Now once you accept this kind of rule, you also have to accept that there will be some clear cases, and some not-so-clear cases. I think OP wasn’t stalling and so would consider it a mistake, but I can understand where it’s coming from.
If such situations were common I would agree it’s a problem, but I feel this is really exceptional and will never have any genuine effect on anybody’s rank, so I’m a bit surprised by the reactions I see here.
The level of the players is usually taken into account by moderators when making decisions.
E.g., if two 10k players disagree in scoring because of a seki (and marking the stones in scoring repeatedly), I would ascribe that to inexperience. If two 3d players disagree about a seki, I would consider it to be a form of score cheating instead.
I support you on that and I’ve said I generally trust mods when they say there’s malice (AI usage and such). I believe you have a good system there.
And it goes without saying when both players agree something’s wrong, or if one of the players didn’t know that they did something wrong (for example a player who doesn’t know how X rule works in scoring).
But the “what should have been” cases… IIRC it was mentioned in a previous discussion that annulments of that type can happen without the players ever being notified. So, I don’t know if the cases that actually reach complaint phase are representative of how many people would actually care to complain.
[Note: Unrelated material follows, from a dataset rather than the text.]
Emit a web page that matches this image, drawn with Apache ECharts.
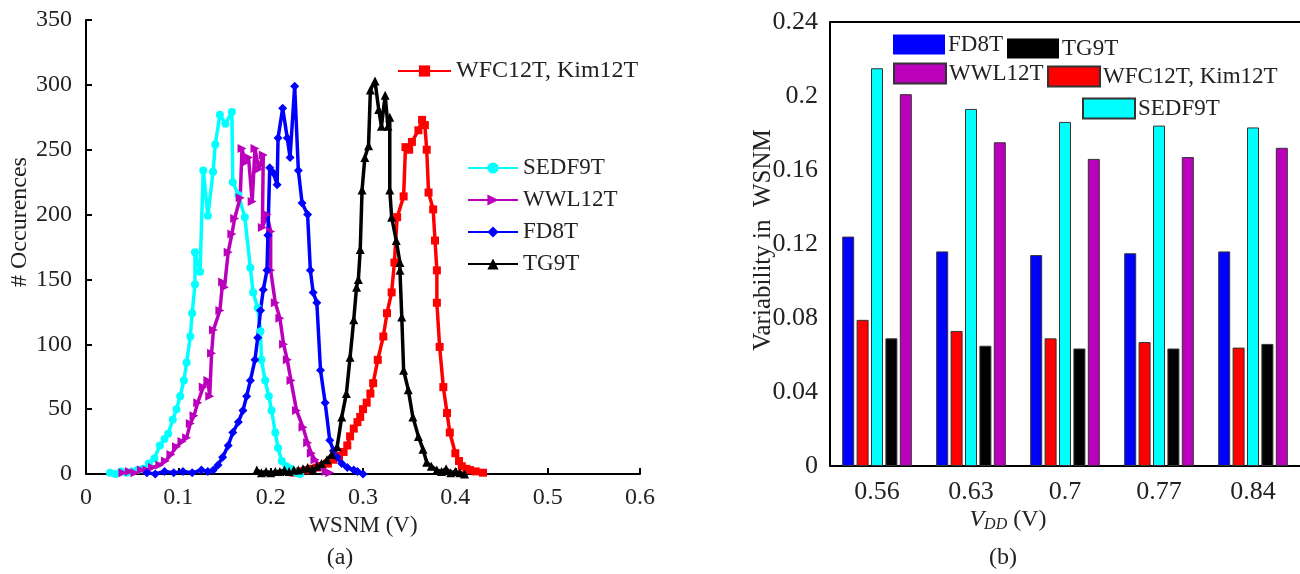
<!DOCTYPE html>
<html><head><meta charset="utf-8">
<script src="https://cdn.jsdelivr.net/npm/echarts@6/dist/echarts.min.js"></script>
<style>html,body{margin:0;padding:0;background:#fff}#c{width:1300px;height:574px}</style>
</head><body><div id="c"></div>
<script>
// ---------- (a) histogram data: [WSNM (V), # occurrences] ----------
const sedf9t = [[0.026,1],[0.032,0],[0.038,2],[0.044,1],[0.05,2],[0.056,3],[0.062,4],[0.068,8],[0.074,12],[0.08,22],[0.085,27],[0.089,31],[0.094,42],[0.098,50],[0.102,60],[0.106,72],[0.109,86],[0.113,106],[0.115,124],[0.118,146],[0.118,171],[0.1235,156],[0.127,234],[0.132,199],[0.1376,233],[0.14,254],[0.145,277],[0.151,270],[0.158,279],[0.159,225],[0.165,215],[0.172,198],[0.178,159],[0.181,140],[0.186,128],[0.189,110],[0.19,88],[0.194,72],[0.198,60],[0.201,49],[0.205,32],[0.208,20],[0.212,10],[0.217,6],[0.222,4],[0.227,1],[0.232,0]];
const wwl12t = [[0.04,1],[0.047,2],[0.053,1],[0.06,3],[0.066,3],[0.072,5],[0.08,7],[0.086,10],[0.092,15],[0.098,21],[0.104,25],[0.109,28],[0.113,39],[0.117,45],[0.121,55],[0.127,67],[0.132,72],[0.134,60],[0.136,93],[0.138,111],[0.145,126],[0.148,148],[0.15,144],[0.154,171],[0.158,185],[0.161,197],[0.167,213],[0.169,251],[0.172,240],[0.176,244],[0.18,210],[0.183,251],[0.187,235],[0.192,246],[0.191,190],[0.196,200],[0.2,187],[0.2,157],[0.205,132],[0.21,120],[0.214,100],[0.218,88],[0.222,72],[0.228,49],[0.235,36],[0.24,24],[0.244,16],[0.248,11],[0.254,5],[0.26,2],[0.264,1]];
const fd8t = [[0.066,1],[0.075,0],[0.085,2],[0.095,1],[0.105,2],[0.115,1],[0.125,3],[0.132,2],[0.138,3],[0.143,7],[0.148,13],[0.154,22],[0.159,32],[0.165,40],[0.17,49],[0.174,60],[0.178,72],[0.183,88],[0.186,105],[0.189,126],[0.192,142],[0.196,157],[0.197,184],[0.199,236],[0.203,232],[0.207,223],[0.208,259],[0.213,282],[0.218,259],[0.221,244],[0.226,299],[0.23,234],[0.234,209],[0.24,200],[0.243,157],[0.246,140],[0.25,132],[0.254,80],[0.259,55],[0.264,26],[0.268,18],[0.272,13],[0.277,8],[0.283,5],[0.29,3],[0.294,2],[0.3,0]];
const tg9t = [[0.185,3],[0.19,1],[0.195,2],[0.2,1],[0.205,2],[0.21,2],[0.215,3],[0.22,2],[0.225,3],[0.23,3],[0.235,4],[0.24,5],[0.245,4],[0.25,6],[0.255,8],[0.261,11],[0.266,15],[0.272,21],[0.277,44],[0.282,62],[0.286,90],[0.29,119],[0.293,144],[0.295,150],[0.297,173],[0.299,219],[0.302,244],[0.306,253],[0.308,296],[0.313,303],[0.317,281],[0.32,268],[0.324,292],[0.327,268],[0.329,275],[0.329,219],[0.331,198],[0.336,180],[0.34,163],[0.34,157],[0.342,121],[0.344,80],[0.349,65],[0.354,44],[0.36,29],[0.365,19],[0.369,9],[0.374,6],[0.38,3],[0.385,2],[0.39,4],[0.395,1],[0.4,2],[0.405,1],[0.41,0]];
const wfc12t = [[0.218,3],[0.225,1],[0.232,2],[0.238,3],[0.244,4],[0.25,5],[0.256,6],[0.262,8],[0.268,11],[0.274,14],[0.279,17],[0.283,22],[0.286,29],[0.29,35],[0.294,40],[0.297,44],[0.3,50],[0.304,55],[0.308,62],[0.311,70],[0.316,88],[0.322,106],[0.326,124],[0.331,140],[0.334,163],[0.337,198],[0.344,214],[0.346,252],[0.35,250],[0.353,256],[0.36,265],[0.364,273],[0.367,269],[0.369,250],[0.371,217],[0.376,204],[0.378,180],[0.38,157],[0.38,132],[0.383,98],[0.387,67],[0.391,47],[0.394,32],[0.4,16],[0.404,10],[0.407,6],[0.412,4],[0.416,3],[0.422,2],[0.43,1]];

// ---------- (b) variability data ----------
const vdd = ['0.56','0.63','0.7','0.77','0.84'];
const varFD8T = [0.124,0.116,0.114,0.115,0.116];
const varWFC  = [0.079,0.073,0.069,0.067,0.064];
const varSEDF = [0.215,0.193,0.186,0.184,0.183];
const varTG9T = [0.069,0.065,0.0635,0.0635,0.066];
const varWWL  = [0.201,0.175,0.166,0.167,0.172];

const F = 'Liberation Serif';
const TC = '#222';
const C = {cyan:'#00ffff', mag:'#bb00bb', blue:'#0000ff', black:'#000000', red:'#ff0000'};

function lineS(name, data, color, symbol, size, rot){
  return {name, type:'line', xAxisIndex:0, yAxisIndex:0, data, symbol, symbolSize:size,
    symbolRotate: rot||0, showSymbol:true, lineStyle:{width:3.5,color}, itemStyle:{color},
    emphasis:{disabled:true}, animation:false};
}
function barS(name, data, color){
  return {name, type:'bar', xAxisIndex:1, yAxisIndex:1, data, barWidth:12, barGap:'20%',
    itemStyle:{color, borderColor:'#333', borderWidth:1}, emphasis:{disabled:true}, animation:false};
}
function barLegend(name, left, top){
  return {data:[name], left, top, padding:0, icon:'rect', itemWidth:52, itemHeight:20,
    selectedMode:false, textStyle:{fontFamily:F, fontSize:23, color:TC, padding:[0,0,0,-2]}};
}

const chart = echarts.init(document.getElementById('c'));
chart.setOption({
  backgroundColor:'#fff',
  animation:false,
  grid:[
    {left:86, top:20, width:554, height:454},
    {left:830, top:22, width:480, height:444}
  ],
  xAxis:[
    {type:'value', gridIndex:0, min:0, max:0.6, interval:0.1,
     axisLine:{lineStyle:{color:'#000', width:2}}, axisTick:{inside:true, length:6, lineStyle:{color:'#000',width:2}},
     axisLabel:{fontFamily:F, fontSize:24, color:TC, margin:12, formatter:v=>String(+v.toFixed(1))},
     splitLine:{show:false},
     name:'WSNM (V)', nameLocation:'middle', nameGap:37, nameTextStyle:{fontFamily:F, fontSize:23, color:TC}},
    {type:'category', gridIndex:1, data:vdd, position:'bottom',
     axisLine:{lineStyle:{color:'#000', width:2}}, axisTick:{show:false},
     axisLabel:{fontFamily:F, fontSize:26, color:TC, margin:13}},
    {type:'category', gridIndex:1, data:vdd, position:'top',
     axisLine:{lineStyle:{color:'#000', width:2}}, axisTick:{inside:true, alignWithLabel:true, length:6, lineStyle:{color:'#000'}},
     axisLabel:{show:false}}
  ],
  yAxis:[
    {type:'value', gridIndex:0, min:0, max:350, interval:50,
     axisLine:{show:true, lineStyle:{color:'#000', width:2}}, axisTick:{show:true, inside:true, length:6, lineStyle:{color:'#000',width:2}},
     axisLabel:{fontFamily:F, fontSize:24, color:TC, margin:14}, splitLine:{show:false}},
    {type:'value', gridIndex:1, min:0, max:0.24, interval:0.04,
     axisLine:{show:true, lineStyle:{color:'#000', width:2}}, axisTick:{show:false},
     axisLabel:{fontFamily:F, fontSize:26, color:TC, margin:12, formatter:v=>String(+v.toFixed(2))}, splitLine:{show:false}}
  ],
  legend:[
    {data:['WFC12T, Kim12T'], left:397, top:59, padding:0, itemWidth:53, itemHeight:14, selectedMode:false,
     textStyle:{fontFamily:F, fontSize:24, color:TC, lineHeight:24}},
    {data:['SEDF9T','WWL12T','FD8T','TG9T'], orient:'vertical', left:467, top:156, padding:0, itemGap:8,
     itemWidth:50, itemHeight:14, selectedMode:false, textStyle:{fontFamily:F, fontSize:23, color:TC, lineHeight:24}},
    barLegend('FD8T', 893, 33),
    barLegend('TG9T', 1007, 37),
    barLegend('WWL12T ', 893, 62),
    barLegend('WFC12T, Kim12T ', 1047, 65),
    barLegend('SEDF9T ', 1082, 97)
  ],
  series:[
    lineS('WFC12T, Kim12T', wfc12t, C.red, 'rect', 8),
    lineS('SEDF9T', sedf9t, C.cyan, 'circle', 8),
    lineS('WWL12T', wwl12t, C.mag, 'triangle', 9, -90),
    lineS('FD8T', fd8t, C.blue, 'diamond', 9),
    lineS('TG9T', tg9t, C.black, 'triangle', 9),
    Object.assign(barS('FD8T', varFD8T, C.blue), {name:'FD8T '}),
    barS('WFC12T, Kim12T ', varWFC, C.red),
    barS('SEDF9T ', varSEDF, C.cyan),
    Object.assign(barS('TG9T', varTG9T, C.black), {name:'TG9T '}),
    barS('WWL12T ', varWWL, C.mag)
  ],
  graphic:[
    {type:'text', x:20, y:222, rotation:Math.PI/2,
     style:{text:'# Occurences', fontFamily:F, fontSize:24, fill:TC, textAlign:'center', textVerticalAlign:'middle'}},
    {type:'text', x:763, y:240, rotation:Math.PI/2,
     style:{text:'Variability in  WSNM', fontFamily:F, fontSize:25, fill:TC, textAlign:'center', textVerticalAlign:'middle'}},
    {type:'text', x:1008, y:520,
     style:{text:'{i|V}{s|DD} (V)', fontFamily:F, fontSize:24, fill:TC, textAlign:'center', textVerticalAlign:'middle',
       rich:{i:{fontFamily:F, fontSize:24, fontStyle:'italic', fill:TC}, s:{fontFamily:F, fontSize:16, fontStyle:'italic', fill:TC, padding:[9,0,0,0]}}}},
    {type:'text', x:340, y:558, style:{text:'(a)', fontFamily:F, fontSize:24, fill:TC, textAlign:'center', textVerticalAlign:'middle'}},
    {type:'text', x:1003, y:558, style:{text:'(b)', fontFamily:F, fontSize:24, fill:TC, textAlign:'center', textVerticalAlign:'middle'}}
  ]
});
</script></body></html>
Among all the things that professional games have, the one thing I would like to bring over to amateur internet Go is “it happens, it stays”.
Obvious mistake that leads to self-atari? Eh, better luck next time.
If I play with someone, we between us make an agreement to play and honor (or not) the unofficial contract of the goban. If, without one or both knowing, that contract is changed, I don’t like that, I feel it like an intrusion.
Dishonor I find uncouth. Any other result in a battle, I signed up for it.
Hm … so what makes timesujis an acceptable tactic? If the rule is “no stalling the game with pointless moves”, then one could argue that timesujis are not accepted on OGS because they fit this criterium.